Recently moved into new house. House is 3 years old.
Not too long after moving in I put out my Christmas lights and noticed that none of my outside receptacle had power. 
There is only one receptacle outside with a reset button on and the rest do not. The test light comes on and the button pops into place when I hit the reset. Seems to work? But still no power to any receptacle. I checked all other GFCI receptacles inside and they work. I also checked the breaker and it is on and there is no GFCI switch on it.
I assume this is a simple problem but can not seem to find the problem. I am considering replacing the lone GFCI receptacle if nothing more than out of desparation.


----------



## 480sparky (Dec 9, 2007)

Turn the power off to that circuit and remove the GFI receptacle.  Chances are, there's a loose connection.  If not, check the closest outlet from there for a loose connection.

If you can't find a loose connection, make sure the line & load terminals of the GFI are correct.  "Line" should be the source of power, "Load" should go to the other outlets.  They may be reversed.

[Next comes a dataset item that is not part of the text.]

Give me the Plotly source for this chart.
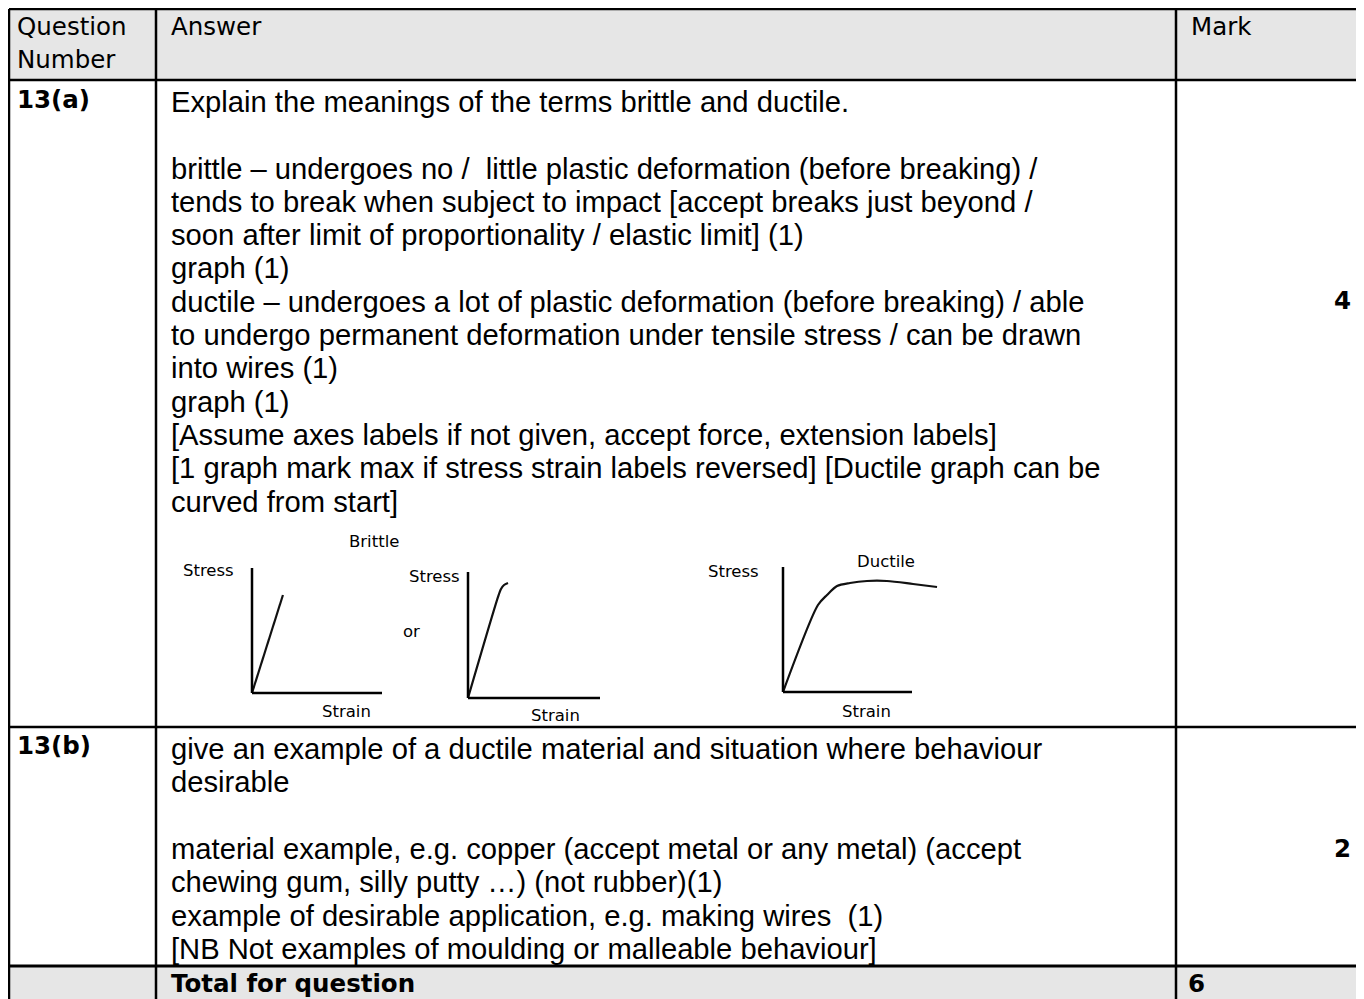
import plotly.graph_objects as go

# page is rendered with an 8px body margin, so the figure is offset by OFF
W, H = 1364, 999
OFF = 8
FW, FH = W - OFF, H - OFF

# ---------------- text data ----------------
header_labels = ["Question", "Number"]
header_answer = "Answer"
header_mark = "Mark"

q_numbers = ["13(a)", "13(b)"]
marks = ["4", "2"]
total_label = "Total for question"
total_mark = "6"

answer_a = [
    "Explain the meanings of the terms brittle and ductile.",
    "",
    "brittle \u2013 undergoes no /\u00a0 little plastic deformation (before breaking) /",
    "tends to break when subject to impact [accept breaks just beyond /",
    "soon after limit of proportionality / elastic limit] (1)",
    "graph (1)",
    "ductile \u2013 undergoes a lot of plastic deformation (before breaking) / able",
    "to undergo permanent deformation under tensile stress / can be drawn",
    "into wires (1)",
    "graph (1)",
    "[Assume axes labels if not given, accept force, extension labels]",
    "[1 graph mark max if stress strain labels reversed] [Ductile graph can be",
    "curved from start]",
]
answer_b = [
    "give an example of a ductile material and situation where behaviour",
    "desirable",
    "",
    "material example, e.g. copper (accept metal or any metal) (accept",
    "chewing gum, silly putty \u2026) (not rubber)(1)",
    "example of desirable application, e.g. making wires\u00a0 (1)",
    "[NB Not examples of moulding or malleable behaviour]",
]

# ---------------- sketch graph data (strain, stress; arbitrary units) ----------------
brittle1_strain = [0, 0.238]
brittle1_stress = [0, 0.784]
brittle2_strain = [0, 0.227, 0.25, 0.273, 0.303]
brittle2_stress = [0, 0.80, 0.865, 0.897, 0.913]
ductile_strain = [0, 0.271, 0.341, 0.419, 0.519, 0.651, 0.806, 1.008, 1.194]
ductile_stress = [0, 0.696, 0.776, 0.848, 0.872, 0.888, 0.888, 0.864, 0.84]
graph_axis_label_y = "Stress"
graph_axis_label_x = "Strain"
graph_titles = ["Brittle", "Ductile"]
or_label = "or"

# ---------------- helpers ----------------
def px(x):
    return (x - OFF) / FW

def py(y):
    return 1 - (y - OFF) / FH

HEAD_FONT = "DejaVu Sans"
BODY_FONT = "Liberation Sans, Arial"
BLACK = "#000000"
GREY = "#e6e6e6"

fig = go.Figure()
shapes = []
annotations = []

def add_text(x, y, text, size, family, anchor="left", bold=False):
    annotations.append(dict(
        x=px(x), y=py(y), xref="paper", yref="paper",
        text=f"<b>{text}</b>" if bold else text,
        showarrow=False, xanchor=anchor, yanchor="middle",
        font=dict(family=family, size=size, color=BLACK),
    ))

def hline(x0, x1, y, w=2.5):
    shapes.append(dict(type="line", xref="paper", yref="paper",
                       x0=px(x0), x1=px(x1), y0=py(y), y1=py(y),
                       line=dict(color=BLACK, width=w)))

def vline(x, y0, y1, w=2.5):
    shapes.append(dict(type="line", xref="paper", yref="paper",
                       x0=px(x), x1=px(x), y0=py(y0), y1=py(y1),
                       line=dict(color=BLACK, width=w)))

def rect(x0, y0, x1, y1, color):
    shapes.append(dict(type="rect", xref="paper", yref="paper",
                       x0=px(x0), x1=px(x1), y0=py(y0), y1=py(y1),
                       fillcolor=color, line=dict(width=0), layer="below"))

# ---------------- table geometry ----------------
L, T, R, B = 9, 9, 1372, 1005
C1, C2 = 156, 1176
R1, R2, R3 = 80, 727, 966

rect(L, T, R, R1, GREY)
rect(L, R3, R, B, GREY)

hline(L, R, T)
hline(L, R, R1)
hline(L, R, R2)
hline(L, R, R3, 3)
vline(L, T, B)
vline(C1, T, B)
vline(C2, T, B)

# header
add_text(15, 27, header_labels[0], 24.5, HEAD_FONT)
add_text(15, 59, header_labels[1], 24.5, HEAD_FONT)
add_text(169, 27, header_answer, 24.5, HEAD_FONT)
add_text(1189, 27, header_mark, 24.5, HEAD_FONT)

# question numbers
BOLD_SIZE = 24.5
add_text(15, 99, q_numbers[0], BOLD_SIZE, HEAD_FONT, bold=True)
add_text(15, 745, q_numbers[1], BOLD_SIZE, HEAD_FONT, bold=True)

# answer text
LS = 33.3
BODY = 29.2
for i, line in enumerate(answer_a):
    if line:
        add_text(169, 102 + i * LS, line, BODY, BODY_FONT)
for i, line in enumerate(answer_b):
    if line:
        add_text(169, 749 + i * LS, line, BODY, BODY_FONT)

# marks
add_text(1342, 300, marks[0], BOLD_SIZE, HEAD_FONT, anchor="center", bold=True)
add_text(1342, 848, marks[1], BOLD_SIZE, HEAD_FONT, anchor="center", bold=True)

# total row
add_text(169, 983, total_label, BOLD_SIZE, HEAD_FONT, bold=True)
add_text(1186, 983, total_mark, BOLD_SIZE, HEAD_FONT, bold=True)

# ---------------- mini graphs ----------------
# (origin px x, origin px y, unit width px, unit height px, x max)
frames = [
    (252, 693, 130, 125, 1.05),
    (468, 698, 132, 126, 1.05),
    (783, 692, 129, 125, 1.25),
]
series = [
    (brittle1_strain, brittle1_stress, "linear"),
    (brittle2_strain, brittle2_stress, "spline"),
    (ductile_strain, ductile_stress, "spline"),
]
PAD = 0.05
for k, ((ox, oy, uw, uh, xmax), (xs, ys, shape)) in enumerate(zip(frames, series), start=2):
    dx0 = ox - PAD * uw
    dx1 = ox + xmax * uw
    dy_bottom = oy + PAD * uh
    dy_top = oy - 1.05 * uh
    fig.add_trace(go.Scatter(
        x=xs, y=ys, mode="lines", xaxis=f"x{k}", yaxis=f"y{k}",
        line=dict(color="#111111", width=2.2, shape=shape, smoothing=0.8),
        hoverinfo="skip", showlegend=False,
    ))
    fig.layout[f"xaxis{k}"] = dict(domain=[px(dx0), px(dx1)], range=[-PAD, xmax],
                                   visible=False, anchor=f"y{k}", fixedrange=True)
    fig.layout[f"yaxis{k}"] = dict(domain=[py(dy_bottom), py(dy_top)], range=[-PAD, 1.05],
                                   visible=False, anchor=f"x{k}", fixedrange=True)
    shapes.append(dict(type="line", xref=f"x{k}", yref=f"y{k}", x0=0, x1=0, y0=0, y1=1,
                       line=dict(color=BLACK, width=2.5)))
    shapes.append(dict(type="line", xref=f"x{k}", yref=f"y{k}", x0=0, x1=1, y0=0, y1=0,
                       line=dict(color=BLACK, width=2.5)))

LBL = 16.5
add_text(208, 570, graph_axis_label_y, LBL, HEAD_FONT, anchor="center")
add_text(346, 711, graph_axis_label_x, LBL, HEAD_FONT, anchor="center")
add_text(374, 541, graph_titles[0], LBL, HEAD_FONT, anchor="center")
add_text(434, 576, graph_axis_label_y, LBL, HEAD_FONT, anchor="center")
add_text(411, 631, or_label, LBL, HEAD_FONT, anchor="center")
add_text(555, 715, graph_axis_label_x, LBL, HEAD_FONT, anchor="center")
add_text(733, 571, graph_axis_label_y, LBL, HEAD_FONT, anchor="center")
add_text(886, 561, graph_titles[1], LBL, HEAD_FONT, anchor="center")
add_text(866, 711, graph_axis_label_x, LBL, HEAD_FONT, anchor="center")

fig.update_layout(
    width=FW, height=FH,
    margin=dict(l=0, r=0, t=0, b=0),
    paper_bgcolor="white", plot_bgcolor="rgba(0,0,0,0)",
    shapes=shapes, annotations=annotations, showlegend=False,
)

fig.write_html("out.html", config={"displayModeBar": False})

If all else fails, check for 120V at the load terminals of the GFI when power is on and the GFI is reset.  If there's no power, replace the GFI.


----------



## fatman (Dec 10, 2007)

Today I took the face plate off and pulled out the receptacle. (of course I turned off the circuit and the breaker box). I looked to see if any loose connections. Everything seem to be fine. I carefully put the receptacle back in and the plate back on and turned on the circuit. Magically the receptacle started to work again as were the other outside receptacles. But a slight amount of pressure on the outlet and the power fluctuated off and on. I believe that the receptacle is not working or still not a good connection (thats not visible). I will replace the receptacle making sure I have good connection.


----------



## 480sparky (Dec 11, 2007)

Try tightening the screws first.  That may be all it needs.

If there's any make-ups in the box, check under the wire nuts and see if they are good and solid as well.


----------



## Daryl (Dec 11, 2007)

Might be a stab lock connection on the back of the receptacle . If so  rewire so that wire is secured to the receptacle at the screw connection. Stab locks will work loose sometimes but look fine when inspected.


----------